Pour la première fois de sa longue histoire, le karaté fera son entrée en août aux Jeux olympiques de Tokyo et des coups de génie sur tatamis pourraient bien advenir. Justice est enfin rendue dans le cénacle olympien: après l'escrime, la lutte, la boxe anglaise, le judo et le taekwondo, le karaté est admis dans la cour des grands. «Puisque le taekwondo fait partie des disciplines olympiques, il n'y avait pas de raison pour que le karaté en soit exclu, souligne Stéphane Mouchabac, psychiatre sportif et ceinture noire de krav maga. Le karaté est un sport haut de gamme agréable à regarder. Les JO vont lui donner une meilleure lisibilité et c'est une bonne nouvelle puisque les valeurs du karaté et celles de l'olympisme sont pleinement compatibles: travail, rigueur, respect de l'adversaire et compétition.»
Avec l'étonnante équipe de haute volée des trois frères Da Costa (Steven et Jessie, 23 ans, Logan, 27 ans) et d'autres combattant·es dont Alexandra Recchia, avocate en droit du travail et karatéka détonante âgée de 31 ans, la France a de vraies chances de médailles. Au menu des combats, coups de pieds et de poings souples et bien sentis.
Dans la catégorie «katas», les combats contre des adversaires imaginaires, la France pourrait également se hisser dans le haut du classement. Tous nos athlètes sont jeunes, et leur vélocité est impressionnante: «La nouvelle génération privilégie le mouvement et la vitesse alors que l'ancienne misait davantage sur la stabilité et la puissance d'un coup donné au bon moment», explique Éric de Gavre, professeur de karaté deuxième dan dans les Yvelines. Deuxième meilleure nation mondiale dans la discipline avec, mine de rien, 172 médailles internationales et 437 européennes, la France pourrait bien rayonner dans les sphères olympiques.
Dominer l'autre et soi-même
Le karaté en France, c'est environ 250.000 licencié·es –dont plus de 35% de femmes–, et près de 5.000 clubs.

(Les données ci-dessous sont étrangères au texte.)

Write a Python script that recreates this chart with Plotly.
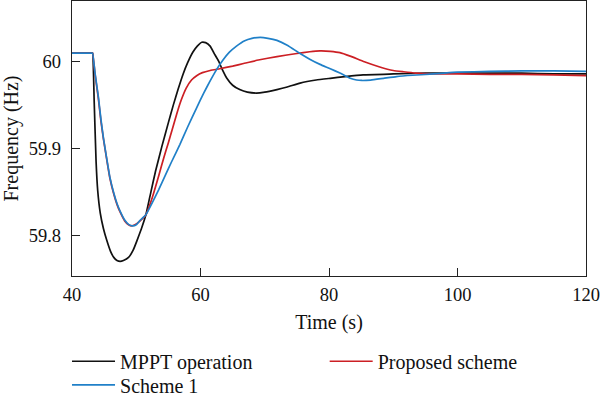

Et les bienfaits du karaté sont nombreux pour les champions comme pour les débutants, tant au niveau musculaire que sur le plan mental: présence, sens de l'observation, mémoire corporelle, contrôle de soi.
Car le karaté est un art martial avec une éthique singulière, jolie comme tout. «En combat, au cours de l'entraînement, ce qui importe n'est pas de gagner des points, mais la qualité de la domination de soi-même et de l'adversaire. Ne gagne pas après avoir frappé, mais frappe après avoir gagné», souligne ainsi Kenji Tokitsu, docteur en sociologie et maître de sabre enseignant les arts martiaux.
Problème: le Comité d'organisation des Jeux olympiques et paralympiques de Paris 2024 (COJO) a décidé de ne pas proposer au Comité international olympique (CIO) le karaté parmi les disciplines additionnelles pouvant figurer au programme. Pourquoi une telle décision? Mystère et kimono blanc. Le COJO a préféré choisir quatre autres sports additionnels: le breakdance, le skateboard, l'escalade et le surf.
Bouderie incompréhensible
On comprend que de tels sports à dominante urbaine et solaire, estampillés «jeunesse», puissent trouver une place d'honneur aux JO de Paris, mais pourquoi les opposer au karaté dans une étrange course à l'échalote olympienne? Même les sénateurs ne l'ont pas compris et ont demandé à Roxana Maracineanu, ministre des Sports, de rectifier. En vain.
Cette affaire est d'autant plus insolite que les compétitions de MMA –pour Mixed martial arts– devraient être bientôt légalisées en France. Les combats d'arts martiaux mixtes et le business correspondant sont ainsi soutenus par le ministère des Sports, qui propose à la Fédération française de boxe d'encadrer la discipline. Alors que le MMA autorise la frappe au sol, le corps à corps violent et les étranglements, la distance intelligente et le respect d'autrui inhérents au karaté viendraient à manquer si le ministère des Sports et le COJO n'en défendaient pas la candidature ultime pour les JO de 2024, dans l'élan bien compris du dernier combat.